Cet article du Monde, intitulé Les temps ont changé, il est devenu indéfendable et publié lundi 23 décembre, propose à son tour une introspection, après des années de soutien envers l'écrivain. Il rappelle notamment qu'en 2013 encore, Matzneff avait reçu le prix Renaudot essai, signe que jusqu'à très récemment, l'écrivain avait encore ses admirateurs dans le petit monde de l'édition. A titre d’exemple, l’écrivain Yann Moix lui faisait une éloge dans cette tribune publiée au Figaro, écrivant avoir "bon espoir" qu’un jour «Gaby le Magnifique» comme il l’appelle, "s'installe dans la littérature française comme un de nos classiques." Le journaliste Pascal Praud confiait quant à lui au Point : "Plus qu'un livre de chevet, j'aime beaucoup Gabriel Matzneff, dont je crois avoir tous les livres. J'aime son style, ses formules, son rythme. J'aime ce qu'il dit et comme il le dit". Le Point, par ailleurs, compte encore actuellement Gabriel Matzneff dans ses chroniqueurs réguliers, pour des sujets spiritualité et religion.
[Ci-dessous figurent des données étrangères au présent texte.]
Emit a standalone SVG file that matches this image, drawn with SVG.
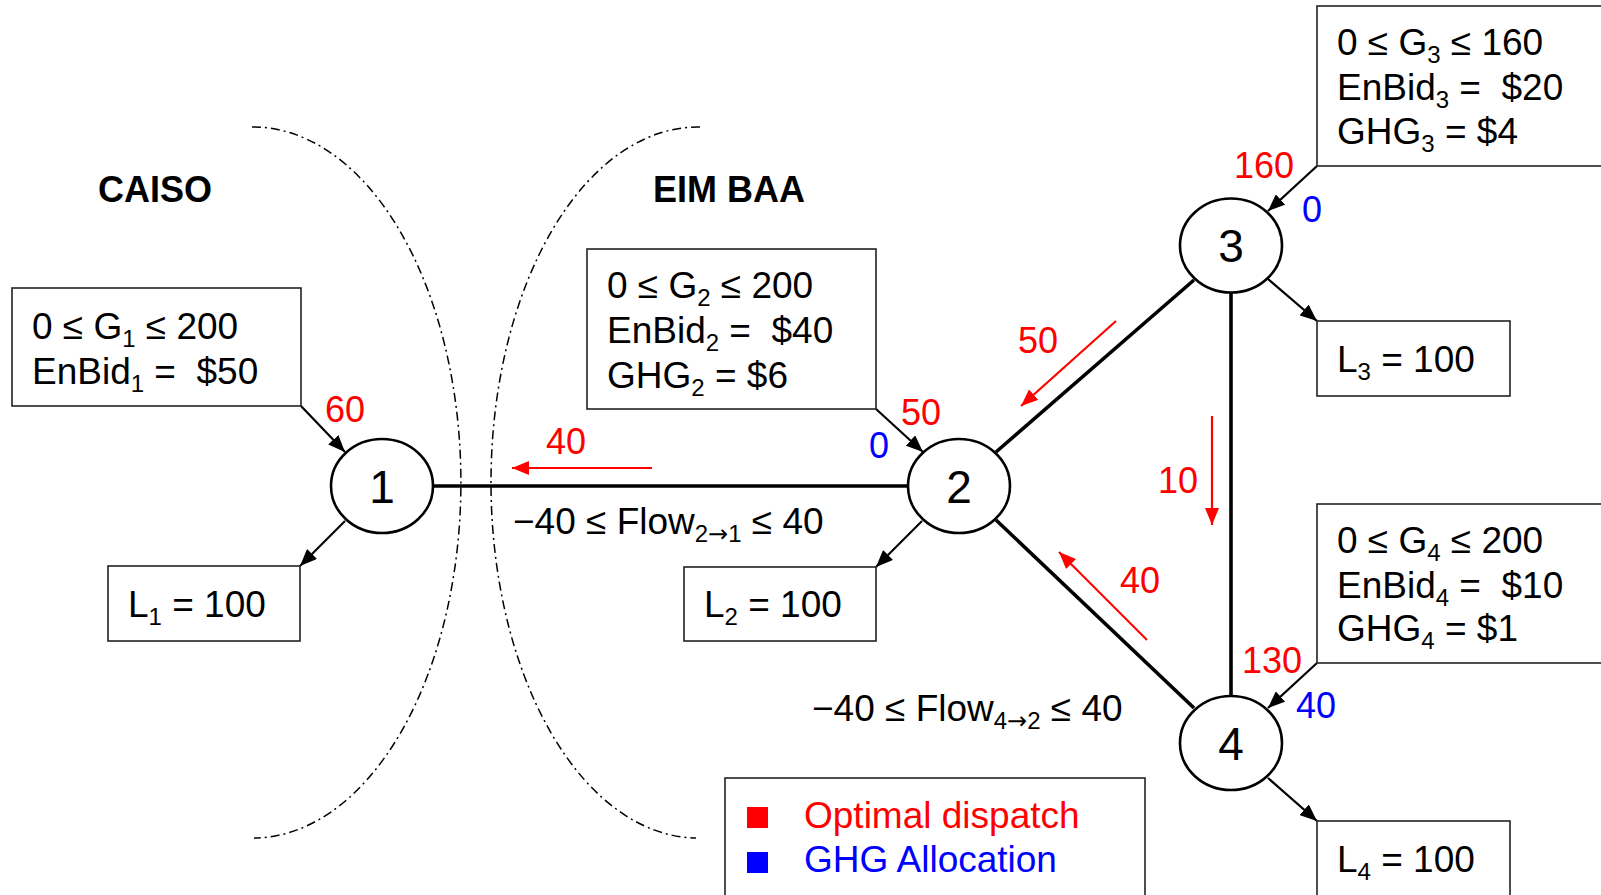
<svg xmlns="http://www.w3.org/2000/svg" width="1601" height="895" viewBox="0 0 1601 895">
<defs>
<style>
text{font-family:"Liberation Sans",Arial,sans-serif;font-size:37px;fill:#000;white-space:pre}
.b{font-weight:bold;font-size:36px}
.r{fill:#ff0000;font-size:36px}
.bl{fill:#0000ff;font-size:36px}
.lg{font-size:37px}
.nl{font-size:46px;text-anchor:middle}
.ar{font-family:"DejaVu Sans",sans-serif;font-size:24px}
.box{fill:#fff;stroke:#222;stroke-width:1.6}
.node{fill:#fff;stroke:#000;stroke-width:2.6}
.edge{stroke:#000;stroke-width:3.6;fill:none}
.arr{stroke:#000;stroke-width:2.2;fill:none;marker-end:url(#ah)}
.rarr{stroke:#ff0000;stroke-width:2.2;fill:none;marker-end:url(#rh)}
.arc{fill:none;stroke:#000;stroke-width:1.5;stroke-dasharray:9 4 2 4}
</style>
<marker id="ah" markerUnits="userSpaceOnUse" markerWidth="18" markerHeight="14" refX="17" refY="7" orient="auto"><path d="M0,0 L17,7 L0,14 z" fill="#000"/></marker>
<marker id="rh" markerUnits="userSpaceOnUse" markerWidth="18" markerHeight="14" refX="17" refY="7" orient="auto"><path d="M0,0 L17,7 L0,14 z" fill="#ff0000"/></marker>
</defs>
<rect width="1601" height="895" fill="#fff"/>

<g id="regions">
<path class="arc" d="M252,127 A208,355.5 0 0 1 254,838"/>
<path class="arc" d="M700,127 A207,355.5 0 0 0 696,838"/>
<text class="b" x="98" y="202">CAISO</text>
<text class="b" x="653" y="202">EIM BAA</text>
</g>

<g id="connectors">
<line class="edge" x1="433" y1="486" x2="908" y2="486"/>
<line class="edge" x1="996" y1="452" x2="1194" y2="280"/>
<line class="edge" x1="996" y1="520" x2="1194" y2="708"/>
<line class="edge" x1="1231" y1="293" x2="1231" y2="696"/>
<line class="arr" x1="301" y1="406" x2="345" y2="452"/>
<line class="arr" x1="345" y1="521" x2="300" y2="566"/>
<line class="arr" x1="876" y1="409" x2="923" y2="452"/>
<line class="arr" x1="922" y1="521" x2="876" y2="567"/>
<line class="arr" x1="1317" y1="166" x2="1268" y2="211"/>
<line class="arr" x1="1268" y1="279" x2="1317" y2="321"/>
<line class="arr" x1="1317" y1="663" x2="1268" y2="708"/>
<line class="arr" x1="1268" y1="778" x2="1317" y2="821"/>
<line class="rarr" x1="652" y1="468" x2="512" y2="468"/>
<line class="rarr" x1="1116" y1="321" x2="1021" y2="406"/>
<line class="rarr" x1="1212" y1="416" x2="1212" y2="525"/>
<line class="rarr" x1="1147" y1="640" x2="1059" y2="552"/>
<text class="r" x="546" y="454">40</text>
<text class="r" x="1018" y="353">50</text>
<text class="r" x="1158" y="493">10</text>
<text class="r" x="1120" y="593">40</text>
<text x="513" y="534">−40 ≤ Flow<tspan font-size="24" dy="8">2</tspan><tspan class="ar">→</tspan><tspan font-size="24">1</tspan><tspan dy="-8"> ≤ 40</tspan></text>
<text x="812" y="721">−40 ≤ Flow<tspan font-size="24" dy="8">4</tspan><tspan class="ar">→</tspan><tspan font-size="24">2</tspan><tspan dy="-8"> ≤ 40</tspan></text>
</g>

<g id="node1">
<ellipse class="node" cx="382" cy="486" rx="51" ry="47"/>
<text class="nl" x="382" y="503">1</text>
<rect class="box" x="12" y="288" width="289" height="118"/>
<text x="32" y="339">0 ≤ G<tspan font-size="24" dy="8">1</tspan><tspan dy="-8"> ≤ 200</tspan></text>
<text x="32" y="384">EnBid<tspan font-size="24" dy="8">1</tspan><tspan dy="-8"> =  $50</tspan></text>
<text class="r" x="325" y="422">60</text>
<rect class="box" x="108" y="566" width="192" height="75"/>
<text x="128" y="617">L<tspan font-size="24" dy="8">1</tspan><tspan dy="-8"> = 100</tspan></text>
</g>

<g id="node2">
<ellipse class="node" cx="959" cy="486" rx="51" ry="47"/>
<text class="nl" x="959" y="503">2</text>
<rect class="box" x="587" y="249" width="289" height="160"/>
<text x="607" y="298">0 ≤ G<tspan font-size="24" dy="8">2</tspan><tspan dy="-8"> ≤ 200</tspan></text>
<text x="607" y="343">EnBid<tspan font-size="24" dy="8">2</tspan><tspan dy="-8"> =  $40</tspan></text>
<text x="607" y="388">GHG<tspan font-size="24" dy="8">2</tspan><tspan dy="-8"> = $6</tspan></text>
<text class="r" x="901" y="425">50</text>
<text class="bl" x="869" y="458">0</text>
<rect class="box" x="684" y="567" width="192" height="74"/>
<text x="704" y="617">L<tspan font-size="24" dy="8">2</tspan><tspan dy="-8"> = 100</tspan></text>
</g>

<g id="node3">
<ellipse class="node" cx="1231" cy="245.5" rx="51" ry="47"/>
<text class="nl" x="1231" y="262">3</text>
<rect class="box" x="1317" y="6" width="300" height="160"/>
<text x="1337" y="55">0 ≤ G<tspan font-size="24" dy="8">3</tspan><tspan dy="-8"> ≤ 160</tspan></text>
<text x="1337" y="100">EnBid<tspan font-size="24" dy="8">3</tspan><tspan dy="-8"> =  $20</tspan></text>
<text x="1337" y="144">GHG<tspan font-size="24" dy="8">3</tspan><tspan dy="-8"> = $4</tspan></text>
<text class="r" x="1234" y="178">160</text>
<text class="bl" x="1302" y="222">0</text>
<rect class="box" x="1317" y="321" width="193" height="75"/>
<text x="1337" y="372">L<tspan font-size="24" dy="8">3</tspan><tspan dy="-8"> = 100</tspan></text>
</g>

<g id="node4">
<ellipse class="node" cx="1231" cy="743" rx="51" ry="47"/>
<text class="nl" x="1231" y="760">4</text>
<rect class="box" x="1317" y="504" width="300" height="159"/>
<text x="1337" y="553">0 ≤ G<tspan font-size="24" dy="8">4</tspan><tspan dy="-8"> ≤ 200</tspan></text>
<text x="1337" y="598">EnBid<tspan font-size="24" dy="8">4</tspan><tspan dy="-8"> =  $10</tspan></text>
<text x="1337" y="641">GHG<tspan font-size="24" dy="8">4</tspan><tspan dy="-8"> = $1</tspan></text>
<text class="r" x="1242" y="673">130</text>
<text class="bl" x="1296" y="718">40</text>
<rect class="box" x="1317" y="821" width="193" height="90"/>
<text x="1337" y="872">L<tspan font-size="24" dy="8">4</tspan><tspan dy="-8"> = 100</tspan></text>
</g>

<g id="legend">
<rect class="box" x="725" y="778" width="420" height="130"/>
<rect x="747" y="807" width="21" height="21" fill="#ff0000"/>
<rect x="747" y="852" width="21" height="21" fill="#0000ff"/>
<text class="r lg" x="804" y="828">Optimal dispatch</text>
<text class="bl lg" x="804" y="872">GHG Allocation</text>
</g>
</svg>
L'extrait d'Apostrophes remis à disposition par l'INA a toutefois provoqué une vague d'indignation sur les réseaux sociaux. Les interprétations se sont inversées. L'intervention de l'écrivaine Denise Bombardier, seule contre tous sur le plateau lorsqu'elle témoigne son dégoût pour Gabriel Matzneff, est aujourd'hui applaudie. Bernard Pivot, tout en complaisance lors de l'émission, a été sommé de réagir par les internautes. "Nous sommes plus ou moins les produits intellectuels et moraux d'un pays et, surtout, d'une époque", écrit-il sans présenter d'excuses, attribuant la légèreté des témoins à une simple question de morale à géométrie variable. Depuis, de nombreuses personnalités se sont exprimées sur le "cas Matzneff" pour dénoncer l'impunité dont il a bénéficié. Un prise de conscience tardive mais nécessaire, à quelques jours d'une nouvelle décennie.